Les mesures prévues – baisse du seuil de revente à perte, exclusion des frais d’approche, multiplication des contrôles – ne feront pas baisser durablement les prix.
Elles seront coûteuses pour les plus grands groupes, mais étrangleront les petites entreprises, freineront l’investissement et aggraveront la dépendance économique de nos territoires.
Cette logique d’“aligneurs de prix”, qui voudrait gommer les écarts entre Paris et Fort-de-France, relève du fantasme économique. Croire qu’un produit peut coûter le même prix à 8 000 km de distance, dans un marché 200 fois plus petit, est une illusion dangereuse. Les partisans de cette théorie font du populisme économique : ils refusent la réalité pour mieux désigner des boucs émissaires.

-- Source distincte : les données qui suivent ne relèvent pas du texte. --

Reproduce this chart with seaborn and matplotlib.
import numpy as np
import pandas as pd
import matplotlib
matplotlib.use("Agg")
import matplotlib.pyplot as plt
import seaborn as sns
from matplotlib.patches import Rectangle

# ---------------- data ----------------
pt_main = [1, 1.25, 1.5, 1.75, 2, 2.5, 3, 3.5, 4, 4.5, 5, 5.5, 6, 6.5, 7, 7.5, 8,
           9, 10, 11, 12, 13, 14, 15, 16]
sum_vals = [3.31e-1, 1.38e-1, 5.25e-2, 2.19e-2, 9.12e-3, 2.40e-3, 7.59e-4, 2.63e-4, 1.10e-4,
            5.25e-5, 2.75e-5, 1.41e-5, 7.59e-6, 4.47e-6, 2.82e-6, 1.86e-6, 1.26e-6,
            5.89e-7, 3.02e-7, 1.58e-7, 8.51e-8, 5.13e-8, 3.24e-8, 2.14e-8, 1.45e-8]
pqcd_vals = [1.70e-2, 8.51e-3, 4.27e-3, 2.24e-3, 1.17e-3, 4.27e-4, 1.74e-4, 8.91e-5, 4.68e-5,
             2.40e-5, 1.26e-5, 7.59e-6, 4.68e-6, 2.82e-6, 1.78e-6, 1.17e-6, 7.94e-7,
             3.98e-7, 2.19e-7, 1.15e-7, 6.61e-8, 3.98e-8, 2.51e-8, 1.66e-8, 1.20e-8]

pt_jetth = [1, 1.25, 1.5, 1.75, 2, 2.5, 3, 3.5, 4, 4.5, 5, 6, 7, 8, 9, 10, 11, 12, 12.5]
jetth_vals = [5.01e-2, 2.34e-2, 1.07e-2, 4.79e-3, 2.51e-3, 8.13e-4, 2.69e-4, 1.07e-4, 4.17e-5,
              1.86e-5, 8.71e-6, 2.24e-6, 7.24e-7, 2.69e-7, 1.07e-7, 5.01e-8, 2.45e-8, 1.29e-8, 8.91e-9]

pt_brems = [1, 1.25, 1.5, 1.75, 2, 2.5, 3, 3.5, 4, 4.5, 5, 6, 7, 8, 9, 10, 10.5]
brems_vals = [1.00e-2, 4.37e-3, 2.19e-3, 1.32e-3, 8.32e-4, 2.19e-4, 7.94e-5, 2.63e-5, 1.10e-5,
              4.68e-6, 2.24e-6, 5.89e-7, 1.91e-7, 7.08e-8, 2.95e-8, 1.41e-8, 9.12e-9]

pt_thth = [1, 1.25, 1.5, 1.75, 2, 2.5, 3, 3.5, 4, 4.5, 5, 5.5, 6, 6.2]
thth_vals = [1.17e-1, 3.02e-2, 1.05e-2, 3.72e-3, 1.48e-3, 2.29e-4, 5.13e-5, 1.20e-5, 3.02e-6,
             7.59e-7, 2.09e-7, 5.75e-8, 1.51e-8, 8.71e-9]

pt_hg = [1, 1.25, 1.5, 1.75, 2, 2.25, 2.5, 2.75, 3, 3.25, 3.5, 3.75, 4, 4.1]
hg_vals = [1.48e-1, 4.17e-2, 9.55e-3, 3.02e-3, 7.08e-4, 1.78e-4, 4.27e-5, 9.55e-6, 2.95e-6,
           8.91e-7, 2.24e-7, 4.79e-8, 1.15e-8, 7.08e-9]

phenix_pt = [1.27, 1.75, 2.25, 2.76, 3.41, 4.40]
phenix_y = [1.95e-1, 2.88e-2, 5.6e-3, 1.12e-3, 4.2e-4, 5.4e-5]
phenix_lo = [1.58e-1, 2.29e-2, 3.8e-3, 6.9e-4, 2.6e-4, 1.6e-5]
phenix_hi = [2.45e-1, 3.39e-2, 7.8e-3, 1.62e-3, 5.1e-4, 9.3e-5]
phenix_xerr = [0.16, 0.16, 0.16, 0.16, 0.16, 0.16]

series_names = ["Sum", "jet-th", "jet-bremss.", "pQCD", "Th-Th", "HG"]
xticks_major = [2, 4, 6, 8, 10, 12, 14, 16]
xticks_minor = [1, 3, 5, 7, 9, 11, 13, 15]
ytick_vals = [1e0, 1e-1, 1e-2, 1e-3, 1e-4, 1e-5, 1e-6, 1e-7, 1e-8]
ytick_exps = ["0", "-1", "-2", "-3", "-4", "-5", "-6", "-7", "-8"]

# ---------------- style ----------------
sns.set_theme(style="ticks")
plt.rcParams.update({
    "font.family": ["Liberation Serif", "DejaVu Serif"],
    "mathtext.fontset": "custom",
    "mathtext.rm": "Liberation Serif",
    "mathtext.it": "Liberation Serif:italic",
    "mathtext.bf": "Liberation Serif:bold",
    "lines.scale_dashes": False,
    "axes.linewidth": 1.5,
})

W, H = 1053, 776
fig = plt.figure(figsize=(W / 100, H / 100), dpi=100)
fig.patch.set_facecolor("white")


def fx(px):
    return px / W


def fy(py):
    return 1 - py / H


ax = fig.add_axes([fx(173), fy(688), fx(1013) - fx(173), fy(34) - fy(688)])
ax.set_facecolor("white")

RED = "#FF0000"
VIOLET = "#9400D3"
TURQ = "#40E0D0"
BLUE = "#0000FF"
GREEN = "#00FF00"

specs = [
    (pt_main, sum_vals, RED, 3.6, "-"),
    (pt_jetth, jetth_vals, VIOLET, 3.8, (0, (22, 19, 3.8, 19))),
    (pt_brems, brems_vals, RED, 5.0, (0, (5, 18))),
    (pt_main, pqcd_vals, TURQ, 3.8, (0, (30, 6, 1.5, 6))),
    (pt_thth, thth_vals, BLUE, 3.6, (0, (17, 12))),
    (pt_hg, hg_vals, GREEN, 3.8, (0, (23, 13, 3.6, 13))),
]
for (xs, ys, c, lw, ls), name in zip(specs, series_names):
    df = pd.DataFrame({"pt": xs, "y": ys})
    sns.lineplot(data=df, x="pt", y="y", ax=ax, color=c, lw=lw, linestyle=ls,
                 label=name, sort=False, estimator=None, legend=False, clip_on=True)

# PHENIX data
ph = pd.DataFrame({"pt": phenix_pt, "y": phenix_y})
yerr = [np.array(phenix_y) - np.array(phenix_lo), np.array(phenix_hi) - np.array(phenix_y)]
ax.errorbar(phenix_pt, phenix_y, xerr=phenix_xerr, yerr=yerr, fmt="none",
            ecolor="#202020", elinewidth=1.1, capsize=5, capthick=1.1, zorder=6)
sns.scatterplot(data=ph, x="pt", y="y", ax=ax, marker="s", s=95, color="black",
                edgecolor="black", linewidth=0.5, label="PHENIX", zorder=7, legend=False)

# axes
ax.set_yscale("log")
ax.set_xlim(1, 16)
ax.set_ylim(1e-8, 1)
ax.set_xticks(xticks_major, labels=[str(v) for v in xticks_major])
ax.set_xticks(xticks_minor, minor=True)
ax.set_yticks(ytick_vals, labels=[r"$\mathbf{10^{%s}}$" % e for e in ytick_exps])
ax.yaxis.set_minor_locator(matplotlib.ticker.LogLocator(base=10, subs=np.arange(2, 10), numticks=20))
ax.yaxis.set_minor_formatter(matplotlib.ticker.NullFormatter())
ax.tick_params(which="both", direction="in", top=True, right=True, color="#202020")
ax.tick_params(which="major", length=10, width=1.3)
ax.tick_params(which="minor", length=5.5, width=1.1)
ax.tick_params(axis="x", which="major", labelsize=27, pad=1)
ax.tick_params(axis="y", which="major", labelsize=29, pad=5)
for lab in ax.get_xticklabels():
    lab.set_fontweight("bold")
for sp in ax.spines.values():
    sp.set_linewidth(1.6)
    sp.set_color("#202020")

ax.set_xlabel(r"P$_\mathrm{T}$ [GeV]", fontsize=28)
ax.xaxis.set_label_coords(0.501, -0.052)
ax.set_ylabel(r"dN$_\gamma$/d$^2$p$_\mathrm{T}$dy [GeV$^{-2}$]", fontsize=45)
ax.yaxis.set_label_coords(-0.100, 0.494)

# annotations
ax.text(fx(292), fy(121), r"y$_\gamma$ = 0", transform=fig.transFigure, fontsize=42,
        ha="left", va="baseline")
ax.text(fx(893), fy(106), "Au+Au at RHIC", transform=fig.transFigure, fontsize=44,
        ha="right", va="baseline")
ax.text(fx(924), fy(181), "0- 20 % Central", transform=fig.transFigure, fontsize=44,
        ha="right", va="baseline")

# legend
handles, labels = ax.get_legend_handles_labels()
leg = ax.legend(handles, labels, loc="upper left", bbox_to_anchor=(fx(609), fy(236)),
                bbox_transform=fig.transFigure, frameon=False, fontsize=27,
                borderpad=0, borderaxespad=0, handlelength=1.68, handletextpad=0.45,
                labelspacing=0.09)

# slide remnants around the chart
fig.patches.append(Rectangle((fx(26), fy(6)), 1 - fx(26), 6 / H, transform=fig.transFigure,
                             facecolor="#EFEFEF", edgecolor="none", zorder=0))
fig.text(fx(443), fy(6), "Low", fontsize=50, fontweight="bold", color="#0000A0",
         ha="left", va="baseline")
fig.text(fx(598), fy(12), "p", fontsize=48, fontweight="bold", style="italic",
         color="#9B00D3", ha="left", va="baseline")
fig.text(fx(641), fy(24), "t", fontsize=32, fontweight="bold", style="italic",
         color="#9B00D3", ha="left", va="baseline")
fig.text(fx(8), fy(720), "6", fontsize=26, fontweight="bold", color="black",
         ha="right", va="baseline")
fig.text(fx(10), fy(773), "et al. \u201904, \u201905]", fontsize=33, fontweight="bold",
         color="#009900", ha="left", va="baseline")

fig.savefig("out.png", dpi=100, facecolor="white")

En Martinique, l’État s’était solennellement engagé, dans le Protocole d’objectifs et de moyens du 16 octobre 2024, à instaurer une continuité territoriale économique couvrant 6 000 produits de consommation, avec un mécanisme de compensation des frais d’approche. Cet engagement n’a jamais été tenu. Cette loi sert-elle à ne pas l’assumer, en remplaçant une politique de soutien par une politique de sanctions et de suspicions ?
Les vraies solutions sont pourtant connues, notamment :
- instaurer enfin la continuité territoriale économique promise pour réduire les coûts de transport sur les produits essentiels comme en Corse depuis 1976 ou accorder aux Outre-mer une clause fiscale équivalente à celle de la nation la plus favorisée ;
- négocier des prix export avec les industriels et distributeurs nationaux afin de baisser le prix de départ vers les Outre-mer, sans casser l’économie locale ;
- simplifier les normes et réduire les surcoûts structurels liés à la fiscalité, à la logistique et à la taille des marchés ;
- honorer les engagements du CIOM du 18 juillet 2023 et du protocole “Vie chère” du 16 octobre 2024 pour la Martinique, en plaçant l’emploi, la production locale et l’investissement au cœur de la politique publique.
Les Ultramarins n’attendent pas une loi “pour montrer qu’on agit”, mais une politique efficace, construite, concertée et fondée sur la réalité des marchés des Outre-mer.
Aux députés désormais (si la dissolution de l’Assemblée n’interrompt point le processus) d’oser rejeter une loi mal pensée qui œuvre contre ce que tant de salariés, d’entrepreneurs et de collectivités bâtissent avec courage chaque jour dans les Outre-mer.